Dass die ESG-Damenmannschaft der Konkurrenz derzeit hinterher hinkt, ist in Esslingen deshalb kein Drama, weil ein Abstieg in dieser Saison aus der Bundesliga ohnehin ausgeschlossen ist. Der Spielklasse mangelt es nämlich an wettbewerbsfähigen Mannschaften, jedes Team wird gebraucht. Keinerlei Abstiegsrisiko für die „Pesky Kids“ also – auch deshalb bekommt Ronja Rein beim Eishockey-Thema immer wieder glanzende Augen. „Es gibt keinen besseren Sport für mich als Eishockey“, sagt sie.
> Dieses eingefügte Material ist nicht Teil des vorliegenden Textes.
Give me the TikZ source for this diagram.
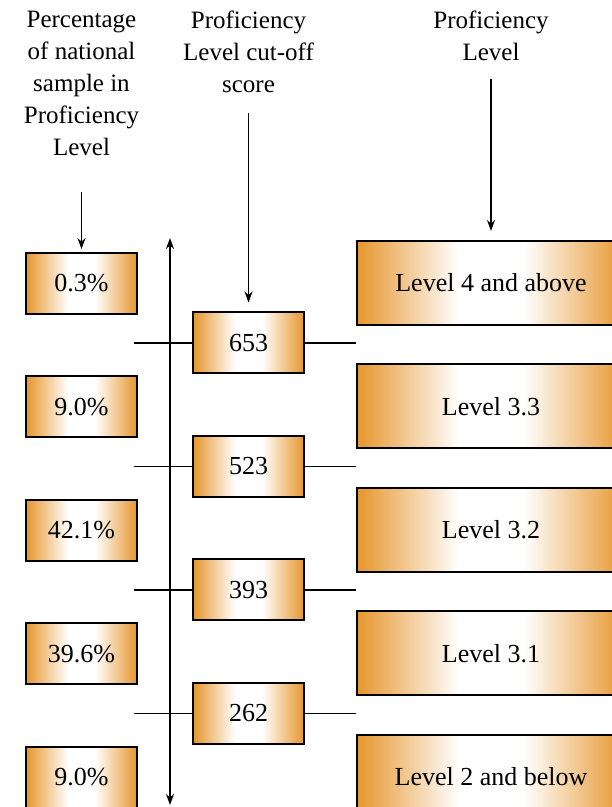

Zweimal die Woche trainiert sie mit den ESG-Damen, daneben joggt sie regelmäßig durch Wald und Wiesen oder fährt, weil‘s mehr Spaß macht, auf Inlineskatern durch die Gegend. Sie will topfit bleiben – langfristig. „Einige Jahre möchte ich bei der ESG schon noch Eishockey spielen“, sagt sie und unterstreicht nochmals, wie sie das Eishockey definiert: „Es ist ein wundervoller Sport, körperbetont, schnell und gut zum Anschauen.“
Ihre Ode ans Eishockey kommt nicht bei jedermann gut an. „Natürlich wird man als Mädchen, das einen so genannten Männersport betreibt, von manchen Leuten, sogar von jüngeren, schon mal belächelt“, erzählt sie aus ihrem privaten Umfeld. Dennoch seien die kritischen Stimmen insgesamt eher die Ausnahme, auch unter ihren Mitschülern. Fragende Blicke erntet sie höchstens dann, wenn sie vom letzten Eishockey-Spiel ein unliebsames Andenken mitbringt. Etliche blaue Flecken, drei leichte Gehirnerschütterungen und einige Muskelverletzungen hat sie in den letzten zwei Spielzeiten eingefangen – Eishockey ist nun mal kein Schach. Mit den Härten ihrer Sportart hat die 16-jährige Ohmdenerin inzwischen aber kein Problem mehr: Sie sind längst zur Routine geworden.
Wer Eishockey-Bundesliga spielt, muss manchmal leiden.